At the hearing, the parties may examine and cross-examine witnesses and present and object to exhibits.  Minn. R. 3310.2921 (2001).  The unemployment law judge should assist unrepresented parties in the presentation of evidence, control the hearing so as to protect the party’s rights to a fair hearing, and ensure that the relevant facts are clearly and fully developed.  Id.  We have further noted that the unemployment law judge has an obligation to help a pro se party “to recognize and interpret the party’s claims.”  Miller v. Int’l Express Corp., 495 N.W.2d 616, 618 (Minn. App. 1993); see, e.g., Scheunemann, 562 N.W.2d at 34 (remanding where unemployment law judge refused to allow relator to testify as to sexual harassment, where she asserted her discharge was based on sexual harassment rather than absenteeism). 

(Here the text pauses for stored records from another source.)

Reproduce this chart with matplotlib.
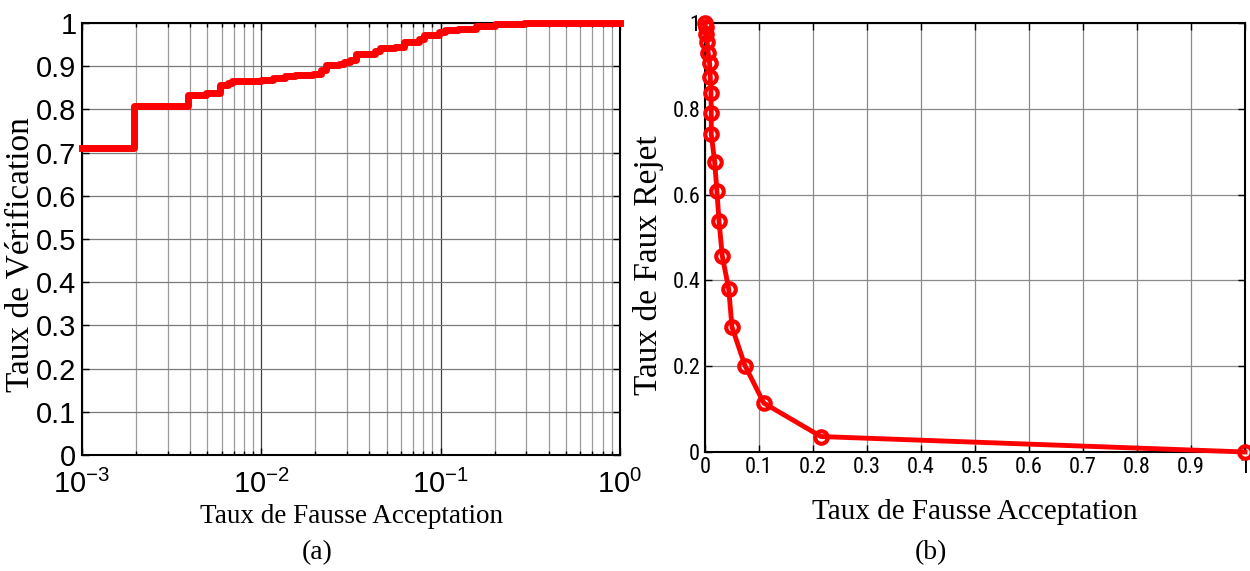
import matplotlib
matplotlib.use('Agg')
import numpy as np
import matplotlib.pyplot as plt
import matplotlib.ticker as ticker
from matplotlib import font_manager as fm

# (a) verification rate vs false acceptance rate (log x), step curve
far_a = [1e-3, 1.96e-3, 2.8e-3, 3.9e-3, 4.9e-3, 5.9e-3, 6.5e-3, 6.9e-3, 1.0e-2,
         1.16e-2, 1.35e-2, 1.54e-2, 1.95e-2, 2.14e-2, 2.3e-2, 2.72e-2, 2.9e-2,
         3.14e-2, 3.38e-2, 4.29e-2, 4.59e-2, 5.56e-2, 6.22e-2, 7.57e-2, 8.12e-2,
         9.82e-2, 0.106, 0.125, 0.158, 0.2, 0.29, 1.0]
ver_a = [0.711, 0.807, 0.808, 0.833, 0.837, 0.856, 0.862, 0.866, 0.869,
         0.873, 0.877, 0.880, 0.882, 0.892, 0.903, 0.906, 0.910,
         0.915, 0.928, 0.934, 0.942, 0.944, 0.955, 0.963, 0.973,
         0.978, 0.983, 0.986, 0.992, 0.997, 1.0, 1.0]

# (b) false rejection rate vs false acceptance rate
far_b = [0.0, 0.001, 0.002, 0.004, 0.006, 0.0085, 0.0098, 0.011, 0.0116, 0.0116,
         0.018, 0.022, 0.026, 0.032, 0.044, 0.050, 0.074, 0.109, 0.215, 1.0]
frr_b = [1.0, 0.99, 0.975, 0.955, 0.93, 0.907, 0.873, 0.838, 0.791, 0.741,
         0.675, 0.609, 0.538, 0.457, 0.379, 0.291, 0.2015, 0.114, 0.036, 0.0]

yticks_a = np.round(np.arange(0, 1.01, 0.1), 1)
ytick_labels_a = ['0', '0.1', '0.2', '0.3', '0.4', '0.5', '0.6', '0.7', '0.8', '0.9', '1']
xticks_a = [1e-3, 1e-2, 1e-1, 1e0]
xtick_labels_a = [r'$\mathregular{10^{-3}}$', r'$\mathregular{10^{-2}}$',
                  r'$\mathregular{10^{-1}}$', r'$\mathregular{10^{0}}$']
xticks_b = np.round(np.arange(0, 1.01, 0.1), 1)
xtick_labels_b = ['0', '0.1', '0.2', '0.3', '0.4', '0.5', '0.6', '0.7', '0.8', '0.9', '1']
yticks_b = np.round(np.arange(0, 1.01, 0.2), 1)
ytick_labels_b = ['0', '0.2', '0.4', '0.6', '0.8', '1']

plt.rcParams['mathtext.fontset'] = 'custom'
plt.rcParams['mathtext.rm'] = 'Liberation Sans'
plt.rcParams['mathtext.it'] = 'Liberation Sans'


def pick_narrow():
    # try a condensed sans for the MATLAB-like tick labels of (b)
    for fam in ['Liberation Sans Narrow', 'Roboto Condensed', 'Open Sans Condensed']:
        try:
            fm.findfont(fam, fallback_to_default=False)
            return fm.FontProperties(family=fam)
        except Exception:
            pass
    fp = fm.FontProperties(family='DejaVu Sans', stretch='condensed')
    if 'Condensed' in fm.findfont(fp):
        return fp
    return fm.FontProperties(family='Liberation Sans')


narrow = pick_narrow()
serif = 'Liberation Serif'
red = '#ff0000'

fig = plt.figure(figsize=(12.5, 5.71), dpi=100)

# ---- (a) ----
ax1 = fig.add_axes([0.0656, 0.2032, 0.4304, 0.7566])
ax1.plot(far_a, ver_a, drawstyle='steps-post', color=red, lw=5, clip_on=False, zorder=3)
ax1.set_xscale('log')
ax1.set_xlim(1e-3, 1)
ax1.set_ylim(0, 1)
ax1.set_yticks(yticks_a, ytick_labels_a)
ax1.set_xticks(xticks_a, xtick_labels_a)
ax1.xaxis.set_minor_locator(ticker.LogLocator(base=10, subs=np.arange(2, 10), numticks=20))
ax1.xaxis.set_minor_formatter(ticker.NullFormatter())
ax1.grid(True, which='major', axis='x', color='#404040', lw=0.9)
ax1.grid(True, which='minor', axis='x', color='#9a9a9a', lw=0.9)
ax1.grid(True, which='major', axis='y', color='#7a7a7a', lw=0.9)
ax1.tick_params(which='both', direction='in', top=True, right=True, width=1)
ax1.tick_params(which='major', length=5)
ax1.tick_params(which='minor', length=3)
ax1.tick_params(axis='y', labelsize=21, pad=4)
ax1.tick_params(axis='x', labelsize=21, pad=11)
for lab in ax1.get_yticklabels() + ax1.get_xticklabels():
    lab.set_fontfamily('Liberation Sans')
for s in ax1.spines.values():
    s.set_linewidth(1.5)
ax1.set_xlabel('Taux de Fausse Acceptation', fontfamily=serif, fontsize=19.5, va='center')
ax1.xaxis.set_label_coords(0.5, -0.143)
ax1.set_ylabel('Taux de Vérification', fontfamily=serif, fontsize=24)
ax1.yaxis.set_label_coords(-0.087, 0.463)

# ---- (b) ----
ax2 = fig.add_axes([0.564, 0.2084, 0.432, 0.7513])
ax2.plot(far_b, frr_b, color=red, lw=3.5, marker='o', ms=9, mfc='none', mec=red,
         mew=3, clip_on=False, zorder=3)
ax2.set_xlim(0, 1)
ax2.set_ylim(0, 1)
ax2.set_xticks(xticks_b, xtick_labels_b)
ax2.set_yticks(yticks_b, ytick_labels_b)
ax2.grid(True, color='#8a8a8a', lw=0.9)
ax2.tick_params(direction='in', top=True, right=True, length=5, width=1, labelsize=16)
for lab in ax2.get_yticklabels() + ax2.get_xticklabels():
    lab.set_fontproperties(narrow)
    lab.set_fontsize(16)
for s in ax2.spines.values():
    s.set_linewidth(1.5)
ax2.set_xlabel('Taux de Fausse Acceptation', fontfamily=serif, fontsize=21, va='center')
ax2.xaxis.set_label_coords(0.5, -0.140)
ax2.set_ylabel('Taux de Faux Rejet', fontfamily=serif, fontsize=24)
ax2.yaxis.set_label_coords(-0.076, 0.436)

fig.text(0.2536, 0.0315, '(a)', fontfamily=serif, fontsize=20, ha='center', va='center')
fig.text(0.745, 0.0315, '(b)', fontfamily=serif, fontsize=20, ha='center', va='center')

fig.savefig('out.png', dpi=100)
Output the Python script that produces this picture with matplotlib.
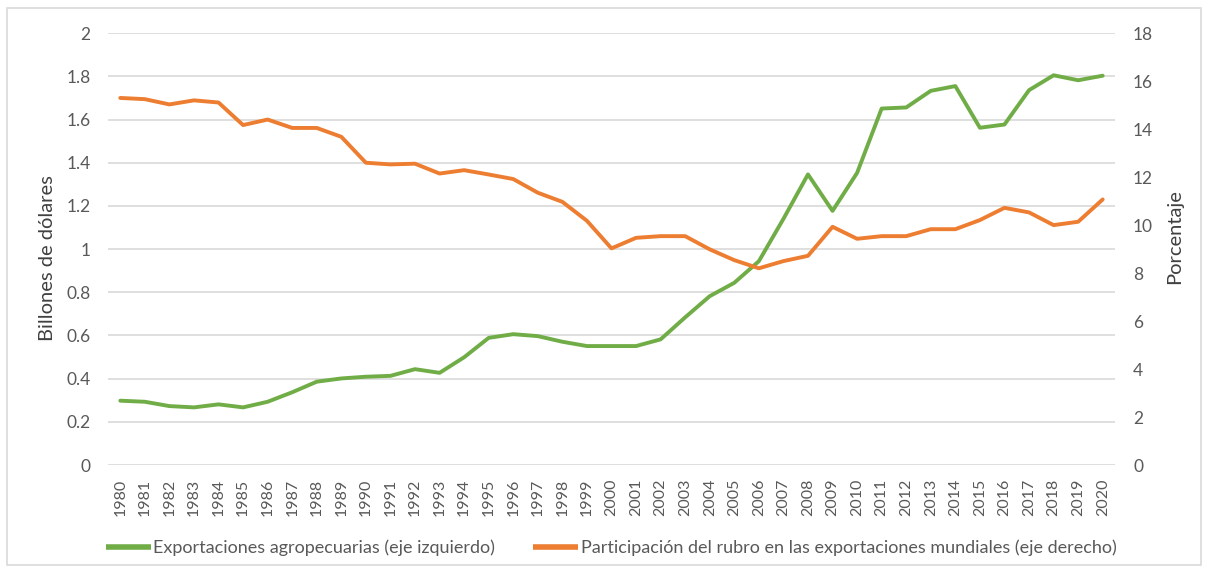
import numpy as np
import matplotlib
matplotlib.use('Agg')
import matplotlib.pyplot as plt
from matplotlib.patches import Rectangle

years = list(range(1980, 2021))

# exportaciones agropecuarias, billones de dolares (eje izquierdo)
exports = [0.298, 0.293, 0.273, 0.267, 0.281, 0.267, 0.293, 0.337, 0.386, 0.401,
           0.409, 0.413, 0.444, 0.427, 0.499, 0.589, 0.606, 0.597, 0.571, 0.551,
           0.551, 0.551, 0.582, 0.684, 0.782, 0.844, 0.944, 1.14, 1.346, 1.177,
           1.353, 1.651, 1.656, 1.733, 1.755, 1.562, 1.577, 1.736, 1.805, 1.782,
           1.803]

# participacion en exportaciones mundiales, porcentaje (eje derecho)
share = [15.3, 15.25, 15.03, 15.2, 15.11, 14.17, 14.4, 14.05, 14.05, 13.68,
         12.6, 12.53, 12.56, 12.15, 12.29, 12.11, 11.92, 11.35, 10.97, 10.18,
         9.03, 9.47, 9.54, 9.54, 8.99, 8.54, 8.2, 8.5, 8.72, 9.93,
         9.43, 9.54, 9.54, 9.83, 9.83, 10.21, 10.72, 10.53, 10.0, 10.14,
         11.07]

left_ticks = [0, 0.2, 0.4, 0.6, 0.8, 1, 1.2, 1.4, 1.6, 1.8, 2]
left_labels = ['0', '0.2', '0.4', '0.6', '0.8', '1', '1.2', '1.4', '1.6', '1.8', '2']
right_ticks = [0, 2, 4, 6, 8, 10, 12, 14, 16, 18]

green = '#70ad47'
orange = '#ed7d31'
grid_c = '#d9d9d9'
text_c = '#595959'

plt.rcParams['font.family'] = ['Lato', 'DejaVu Sans']

fig = plt.figure(figsize=(12.08, 5.72), dpi=100)
ax = fig.add_axes([0.0894, 0.187, 0.8336, 0.755])
ax2 = ax.twinx()

x = np.arange(len(years))
# gridlines and green series on the lower axes, orange on the twin above
for t in left_ticks:
    ax.axhline(t, color=grid_c, lw=1.2, zorder=0)
ax.plot(x, exports, color=green, lw=2.8, solid_capstyle='round', zorder=3,
        label='Exportaciones agropecuarias (eje izquierdo)')
ax2.plot(x, share, color=orange, lw=2.8, solid_capstyle='round', zorder=3,
         label='Participación del rubro en las exportaciones mundiales (eje derecho)')

ax.set_xlim(-0.5, len(years) - 0.5)
ax.set_ylim(0, 2)
ax2.set_ylim(0, 18)
ax.set_yticks(left_ticks)
ax.set_yticklabels(left_labels)
ax2.set_yticks(right_ticks)
ax.set_xticks(x)
ax.set_xticklabels([str(y) for y in years], rotation=90)

for a in (ax, ax2):
    for s in a.spines.values():
        s.set_visible(False)
    a.tick_params(length=0, colors=text_c, labelsize=12.5)
ax.tick_params(axis='y', pad=12.5)
ax2.tick_params(axis='y', pad=13)
ax.tick_params(axis='x', pad=10, labelsize=11.5)

ax.set_ylabel('Billones de dólares', fontsize=14.5, color='#404040')
ax.yaxis.set_label_coords(-0.052, 0.48)
ax2.set_ylabel('Porcentaje', fontsize=14.5, color='#404040')
ax2.yaxis.set_label_coords(1.051, 0.528)

h1, l1 = ax.get_legend_handles_labels()
h2, l2 = ax2.get_legend_handles_labels()
leg = fig.legend(h1 + h2, l1 + l2, loc='center', bbox_to_anchor=(0.506, 0.042),
                 ncol=2, frameon=False, handlelength=2.5, handletextpad=0.15,
                 columnspacing=2.1, fontsize=13)
for t in leg.get_texts():
    t.set_color(text_c)
for h in leg.legend_handles:
    h.set_linewidth(4)
    h.set_solid_capstyle('butt')

fig.patches.append(Rectangle((7 / 1208, 7 / 572), 1194 / 1208, 557 / 572,
                             transform=fig.transFigure, fill=False,
                             edgecolor=grid_c, lw=1.2))

fig.savefig('out.png', dpi=100)
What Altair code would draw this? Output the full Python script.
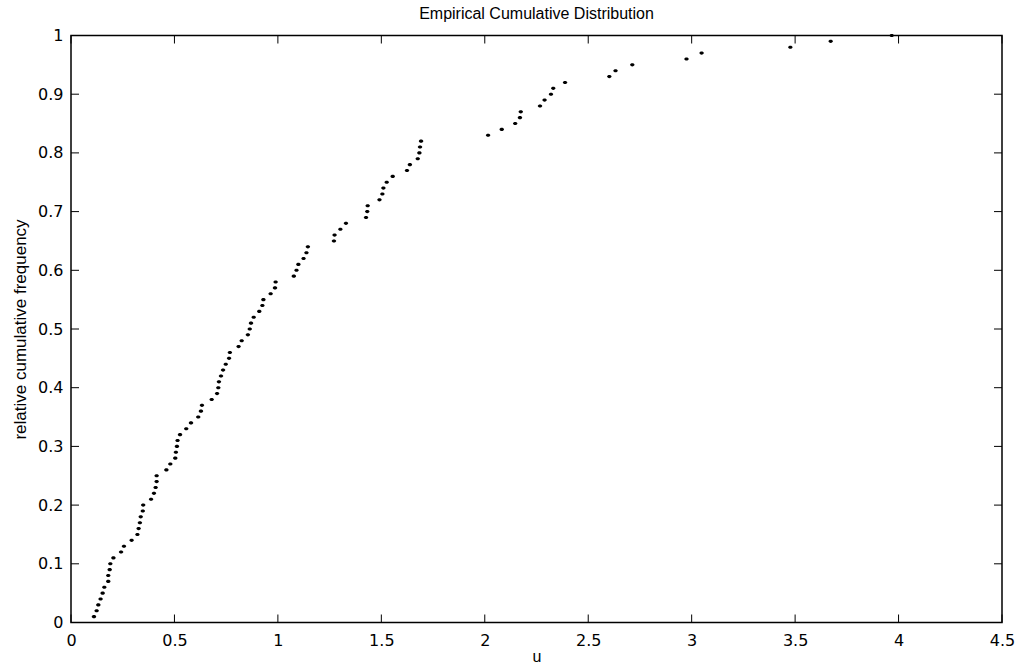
import altair as alt
import pandas as pd

# Sorted sample values (x)
u_values = [
    0.111, 0.124, 0.132, 0.143, 0.153, 0.161, 0.180, 0.180, 0.187, 0.190,
    0.205, 0.242, 0.256, 0.293, 0.321, 0.327, 0.333, 0.337, 0.347, 0.349,
    0.387, 0.401, 0.409, 0.414, 0.414, 0.461, 0.480, 0.504, 0.507, 0.512,
    0.515, 0.527, 0.557, 0.580, 0.615, 0.628, 0.633, 0.680, 0.706, 0.712,
    0.715, 0.725, 0.735, 0.748, 0.764, 0.768, 0.810, 0.825, 0.855, 0.864,
    0.870, 0.883, 0.910, 0.925, 0.930, 0.965, 0.986, 0.989, 1.077, 1.090,
    1.099, 1.124, 1.138, 1.145, 1.271, 1.274, 1.302, 1.329, 1.426, 1.432,
    1.434, 1.491, 1.505, 1.510, 1.526, 1.555, 1.624, 1.638, 1.676, 1.684,
    1.687, 1.692, 2.016, 2.082, 2.147, 2.170, 2.174, 2.267, 2.289, 2.320,
    2.331, 2.388, 2.602, 2.632, 2.713, 2.975, 3.048, 3.477, 3.672, 3.967,
]

# Relative cumulative frequency (y)
freq_values = [
    0.01, 0.02, 0.03, 0.04, 0.05, 0.06, 0.07, 0.08, 0.09, 0.10,
    0.11, 0.12, 0.13, 0.14, 0.15, 0.16, 0.17, 0.18, 0.19, 0.20,
    0.21, 0.22, 0.23, 0.24, 0.25, 0.26, 0.27, 0.28, 0.29, 0.30,
    0.31, 0.32, 0.33, 0.34, 0.35, 0.36, 0.37, 0.38, 0.39, 0.40,
    0.41, 0.42, 0.43, 0.44, 0.45, 0.46, 0.47, 0.48, 0.49, 0.50,
    0.51, 0.52, 0.53, 0.54, 0.55, 0.56, 0.57, 0.58, 0.59, 0.60,
    0.61, 0.62, 0.63, 0.64, 0.65, 0.66, 0.67, 0.68, 0.69, 0.70,
    0.71, 0.72, 0.73, 0.74, 0.75, 0.76, 0.77, 0.78, 0.79, 0.80,
    0.81, 0.82, 0.83, 0.84, 0.85, 0.86, 0.87, 0.88, 0.89, 0.90,
    0.91, 0.92, 0.93, 0.94, 0.95, 0.96, 0.97, 0.98, 0.99, 1.00,
]

x_ticks = [0, 0.5, 1, 1.5, 2, 2.5, 3, 3.5, 4, 4.5]
y_ticks = [0, 0.1, 0.2, 0.3, 0.4, 0.5, 0.6, 0.7, 0.8, 0.9, 1]

W, H = 931, 587
TICK = 8

df = pd.DataFrame({"u": u_values, "freq": freq_values})
xt = pd.DataFrame({"u": x_ticks})
yt = pd.DataFrame({"freq": y_ticks})

xscale = alt.Scale(domain=[0, 4.5], nice=False, zero=False)
yscale = alt.Scale(domain=[0, 1], nice=False, zero=False)

label_font = "DejaVu Sans"
text_font = "Liberation Sans"

xaxis = alt.Axis(
    values=x_ticks,
    format="~g",
    ticks=False,
    tickSize=0,
    domain=False,
    grid=False,
    labelFont=label_font,
    labelFontSize=16,
    labelColor="black",
    labelPadding=10,
    labelFlush=False,
    title="u",
    titleFont=text_font,
    titleFontSize=16,
    titleFontWeight="normal",
    titleColor="black",
    titlePadding=0,
)
yaxis = alt.Axis(
    values=y_ticks,
    format="~g",
    ticks=False,
    tickSize=0,
    domain=False,
    grid=False,
    labelFont=label_font,
    labelFontSize=16,
    labelColor="black",
    labelPadding=8,
    labelFlush=False,
    title="relative cumulative frequency",
    titleFont=text_font,
    titleFontSize=17,
    titleFontWeight="normal",
    titleColor="black",
    titlePadding=8,
)

points = alt.Chart(df).mark_point(
    filled=True,
    shape="M-1,0A1,0.7,0,1,1,1,0A1,0.7,0,1,1,-1,0Z",
    size=20,
    color="black",
    opacity=1,
    strokeWidth=0,
).encode(
    x=alt.X("u:Q", scale=xscale, axis=xaxis),
    y=alt.Y("freq:Q", scale=yscale, axis=yaxis),
)

rule_style = dict(color="black", strokeWidth=1)

left_ticks = alt.Chart(yt).mark_rule(**rule_style).encode(
    y=alt.Y("freq:Q", scale=yscale, axis=yaxis),
    x=alt.value(0),
    x2=alt.value(TICK),
)
right_ticks = alt.Chart(yt).mark_rule(**rule_style).encode(
    y=alt.Y("freq:Q", scale=yscale, axis=yaxis),
    x=alt.value(W),
    x2=alt.value(W - TICK),
)
bottom_ticks = alt.Chart(xt).mark_rule(**rule_style).encode(
    x=alt.X("u:Q", scale=xscale, axis=xaxis),
    y=alt.value(H),
    y2=alt.value(H - TICK),
)
top_ticks = alt.Chart(xt).mark_rule(**rule_style).encode(
    x=alt.X("u:Q", scale=xscale, axis=xaxis),
    y=alt.value(0),
    y2=alt.value(TICK),
)

chart = (
    alt.layer(points, left_ticks, right_ticks, bottom_ticks, top_ticks)
    .properties(
        width=W,
        height=H,
        title=alt.TitleParams(
            "Empirical Cumulative Distribution",
            font=text_font,
            fontSize=16,
            fontWeight="normal",
            color="black",
            anchor="middle",
            frame="group",
            baseline="alphabetic",
            offset=12,
            dy=19,
        ),
        autosize=alt.AutoSizeParams(type="none"),
        padding={"left": 71, "top": 35.5, "right": 22, "bottom": 45},
        background="white",
    )
    .configure_view(stroke="black", strokeWidth=1.5)
)

chart.save("out.html", embed_options={"renderer": "svg", "actions": False})
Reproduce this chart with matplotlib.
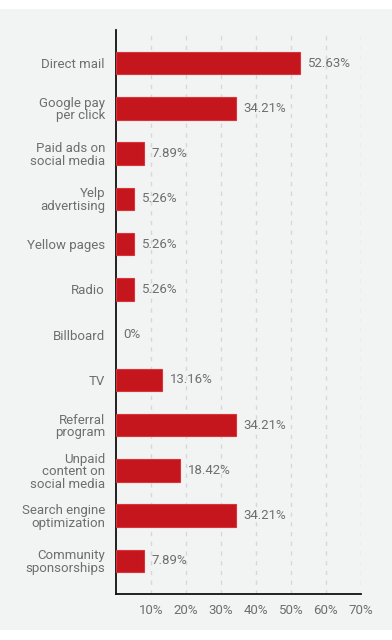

Here, the unemployment law judge did assist Lewis by asking him several times whether he had further information to present.  Lewis called no witnesses on his own behalf and did not challenge the record establishing the factual basis for his disqualification.  He appeared confused about whether the absences surrounding his daughter’s death counted towards the absence points accumulated for his discharge.  But the company representative told him at the hearing that those absences did not count towards the limit.  Further, although the company representative was not employed at Novartis when Lewis was discharged, she had full access to his personnel file, which documented the uncontroverted absences.  We conclude that Lewis received a fair hearing and that the record reasonably supports the conclusion of the commissioner’s representative that Lewis’s pattern of absenteeism constituted employment misconduct so as to disqualify him from receiving unemployment benefits.